Plotting νF_ν (equivalently λF_λ) against log frequency shows the energy emitted per logarithmic frequency interval, so the area under any part of the curve is proportional to the actual power radiated in that band. The peak of the νF_ν curve marks where the object emits most of its energy. This is more physically meaningful than F_ν, where a flat region can hide the fact that decades of frequency on a log axis carry very different total power. For a blackbody the νF_ν peak sits at a shorter wavelength than the F_ν peak because of the extra factor of ν.
How does the SED reveal an object's temperature?
For thermal (blackbody-like) emission, the wavelength of peak brightness is fixed by the temperature through Wien's displacement law: λ_peak = 2898 µm·K / T. A 6000 K star peaks near 0.48 µm (visible); 30 K interstellar dust peaks near 97 µm (far-infrared); the 2.725 K cosmic microwave background peaks near 1.06 mm (microwave). Reading the peak location off an SED therefore gives the temperature directly. Cooler components show up as bumps at longer wavelengths, so a galaxy's SED can carry two or three thermal peaks at once — stars in the optical, warm dust in the mid-IR, cold dust in the far-IR.

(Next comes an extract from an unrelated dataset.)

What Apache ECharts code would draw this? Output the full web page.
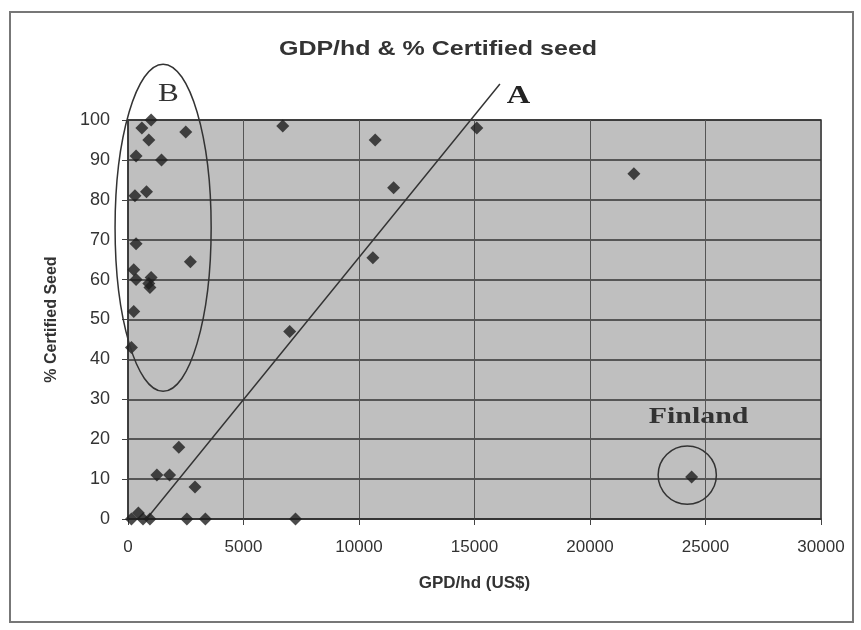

What is an infrared excess and what does it mean?
An infrared excess is emission above what the stellar photosphere alone would produce, appearing as a bump in the infrared part of the SED. It is the signature of dust: grains absorb the star's ultraviolet and optical light and re-radiate it thermally at longer wavelengths. The fraction of starlight reprocessed (the IR luminosity divided by the total) measures the dust covering factor. Debris disks show a few percent excess; deeply embedded protostars reprocess essentially all of their light; ultraluminous infrared galaxies bury entire starbursts behind dust so that 90 percent or more of the energy emerges in the far-IR.
How does SED fitting give a redshift without a spectrum?
A galaxy's SED carries broad fixed features — the 4000 Å break, the Lyman break at 912 Å, the 1.6 µm stellar bump, and dust bumps. As redshift increases these features shift to longer observed wavelengths by a factor (1+z). By fitting a library of template SEDs to broadband photometry and finding the redshift that best aligns the templates' features with the observed colours, one estimates a photometric redshift, typically accurate to Δz/(1+z) ≈ 0.03–0.05 with good multi-band data. This is how surveys assign distances to millions of galaxies too faint for spectroscopy, and how the Lyman-break 'dropout' technique finds the most distant galaxies.
How do you tell a thermal source from a non-thermal one using the SED?
A thermal source has a curved SED that turns over at a peak set by its temperature and falls off exponentially (the Wien tail) on the high-frequency side. A non-thermal source — synchrotron radiation from relativistic electrons, or inverse-Compton emission in a jet — produces a broad, scale-free power law F_ν ∝ ν^(-α) that can span ten or more decades of frequency with no thermal peak. Blazars show a characteristic double-humped νF_ν SED from synchrotron plus inverse-Compton; an AGN's optical 'big blue bump' is the thermal accretion-disk signature riding on top of the broader non-thermal continuum.